The VAC is one of six welding tools being used to complete the massive project.
“One of the challenges that we face in building this large core stage is to develop world-class tooling using modern manufacturing methods in an affordable way, while maintaining the scheduled first launch in 2017,” said Tony Lavoie, then-manager of the Stages Office at NASA’s Marshall Space Flight Center in Huntsville, Ala., said at the VAC’s unveiling. (He was replaced by Steve Doering earlier this year.) “This tool set that we’ve developed for Michoud to build the core stage is a perfect blend of those requirements and constraints.”
Too Late to Turn Back Now
In September, engineers at Michoud welded together the first two segments of the Orion crew module that will fly atop NASA’s Space Launch System (SLS) rocket on a mission beyond the far side of the moon.
“Every day, teams around the country are moving at full speed to get ready for Exploration Mission-1 (EM-1), when we’ll flight test Orion and SLS together in the proving ground of space, far away from the safety of Earth,” said Bill Hill, deputy associate administrator for Exploration Systems Development at NASA Headquarters in Washington. “We’re progressing toward eventually sending astronauts deep into space.”
What about the humans, you ask? Since the first astronauts were named in 1959, only 338 have been selected.

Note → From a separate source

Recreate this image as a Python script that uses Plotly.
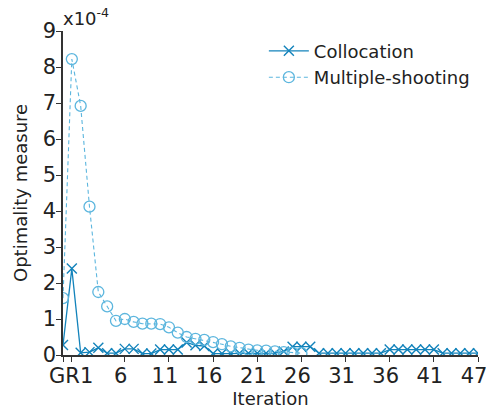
import plotly.graph_objects as go

# x positions: 0 is the initial guess (GR), then one slot per iteration
positions = list(range(48))
tick_positions = [0, 1, 7, 12, 17, 22, 27, 32, 37, 42, 47]
tick_labels = ["GR", "1", "6", "11", "16", "21", "26", "31", "36", "41", "47"]

# Optimality measure, in units of 1e-4
collocation = [0.28, 2.4, 0.06, 0.08, 0.2, 0.05, 0.05, 0.17, 0.17, 0.04,
               0.04, 0.15, 0.15, 0.15, 0.35, 0.27, 0.25, 0.04, 0.04, 0.04,
               0.05, 0.05, 0.05, 0.05, 0.05, 0.1, 0.23, 0.23, 0.23, 0.05,
               0.05, 0.05, 0.05, 0.05, 0.05, 0.05, 0.05, 0.15, 0.15, 0.15,
               0.15, 0.15, 0.15, 0.05, 0.05, 0.05, 0.05, 0.05]
ms_positions = list(range(28))
multiple_shooting = [1.58, 8.22, 6.92, 4.12, 1.75, 1.35, 0.95, 1.0, 0.92, 0.87,
                     0.87, 0.86, 0.77, 0.62, 0.5, 0.45, 0.42, 0.36, 0.3, 0.24,
                     0.2, 0.15, 0.13, 0.12, 0.1, 0.08, 0.06, 0.05]

# the first two ticks are one slot apart, so their labels are placed by hand
# side by side (reading "GR1"); the axis draws the remaining ones
axis_labels = [""] * 2 + tick_labels[2:]
first_label_shift = [1, 15]

col_dark = "#1383bb"
col_light = "#5cb6de"
font_family = "'DejaVu Sans', sans-serif"
text_color = "#222"

fig = go.Figure()
fig.add_trace(go.Scatter(
    x=positions, y=collocation, name="Collocation",
    mode="lines+markers",
    line=dict(color=col_dark, width=1.3),
    marker=dict(symbol="x-thin-open", size=10, line=dict(color=col_dark, width=1.4)),
))
fig.add_trace(go.Scatter(
    x=ms_positions, y=multiple_shooting, name="Multiple-shooting",
    mode="lines+markers",
    line=dict(color=col_light, width=1.1, dash="4px,3px"),
    marker=dict(symbol="circle-open", size=11, line=dict(color=col_light, width=1.3)),
))

annotations = [
    dict(text="x10<sup>-4</sup>", xref="paper", yref="paper", x=0.0, y=1.0,
         xanchor="left", yanchor="bottom", showarrow=False, font=dict(size=18),
         xshift=-2),
    dict(text="Optimality measure", xref="paper", yref="paper", x=0.0, y=0.5,
         xanchor="center", yanchor="middle", textangle=-90, showarrow=False,
         font=dict(size=18), xshift=-43),
]
for pos, label, shift in zip(tick_positions[:2], tick_labels[:2], first_label_shift):
    annotations.append(dict(
        text=label, xref="x", yref="paper", x=pos, y=0.0,
        xanchor="center", yanchor="top", showarrow=False,
        borderpad=0, borderwidth=0,
        font=dict(size=21), xshift=shift, yshift=-9,
    ))

fig.update_layout(
    width=486, height=410,
    margin=dict(l=63, r=8, t=31, b=55),
    paper_bgcolor="white", plot_bgcolor="white",
    font=dict(family=font_family, size=21, color=text_color),
    showlegend=True,
    legend=dict(x=0.484, y=0.995, xanchor="left", yanchor="top",
                bgcolor="rgba(0,0,0,0)", font=dict(size=18),
                itemwidth=40, tracegroupgap=0),
    xaxis=dict(
        range=[0, 47], tickmode="array", tickvals=tick_positions, ticktext=axis_labels,
        tickangle=0, ticklabeloverflow="allow", automargin=False,
        ticklabelstandoff=-4, ticklabelshift=-4,
        showgrid=False, zeroline=False, showline=True, linecolor="#333", linewidth=1.5,
        ticks="outside", ticklen=5, tickcolor="#333",
        title=dict(text="Iteration", font=dict(size=18), standoff=0),
    ),
    yaxis=dict(
        range=[0, 9], tickmode="array", tickvals=list(range(10)), automargin=False,
        ticklabelstandoff=-4,
        showgrid=False, zeroline=False, showline=True, linecolor="#333", linewidth=1.5,
        ticks="outside", ticklen=5, tickcolor="#333",
    ),
    annotations=annotations,
)

fig.write_html("out.html")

In July 2013, after reviewing more than 6,100 applicants over a year and a half, NASA chose eight astronaut candidates hailing from places as diverse as Hoxie, Kan.; White Bear Lake, Minn.; Pomona, Calif.; and Caribou, Maine, to receive a wide array of technical training at space centers around the globe to prepare for missions to low-Earth orbit, an asteroid and Mars.

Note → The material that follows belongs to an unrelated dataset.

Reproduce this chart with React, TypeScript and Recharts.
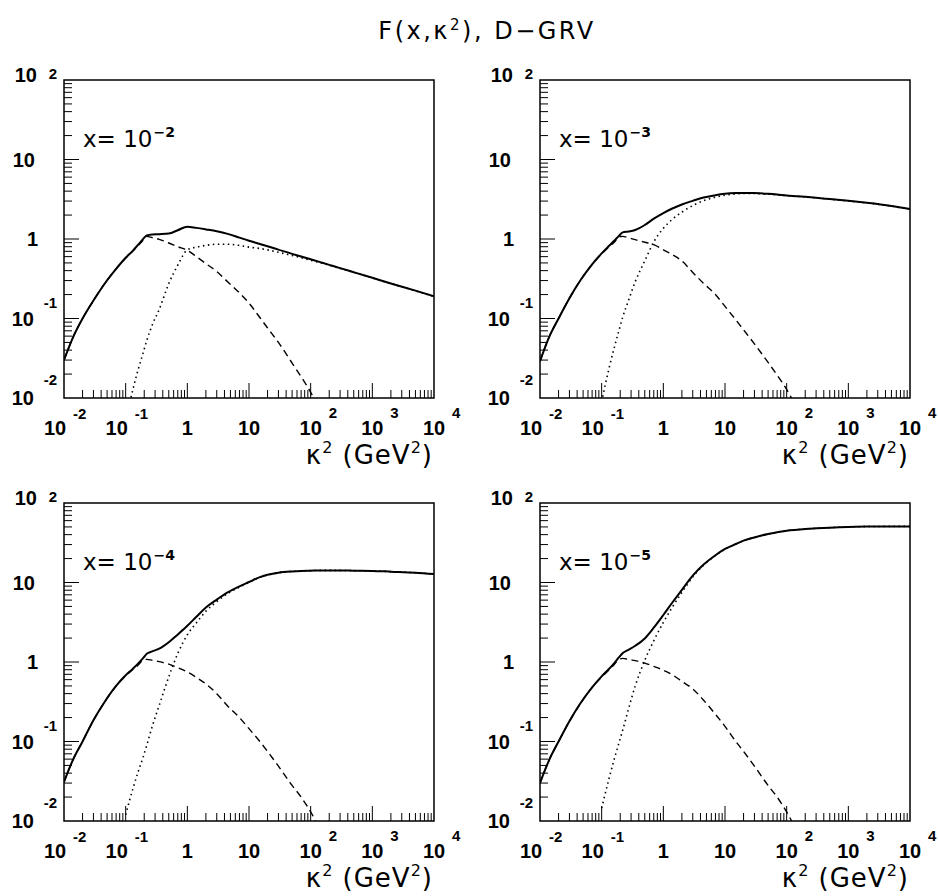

“These new space explorers asked to join NASA because they know we’re doing big, bold things here — developing missions to go farther into space than ever before,” said NASA Administrator Charles Bolden. “They’re excited about the science we’re doing on the International Space Station and our plan to launch from U.S. soil to there on spacecraft built by American companies. And they’re ready to help lead the first human mission to an asteroid and then on to Mars.”
Four more astronauts were named in July 2015 to take part in commercial crew module testing and missions to the International Space Station. But don’t put away that updated resumé just yet. After all, NASA is “in the process of identifying possible near-Earth asteroids to explore with the goal of visiting an asteroid in 2025.”
The next round of astronaut selection begins with an open application process December 14. The Astronaut Candidate Class of 2015 will report to Johnson Space Center in Houston in August 2017. One of the first things they, like every astronaut class, will do is tour every single NASA location — including the Michoud facility building their rocket ride, a mere 360 miles to the east.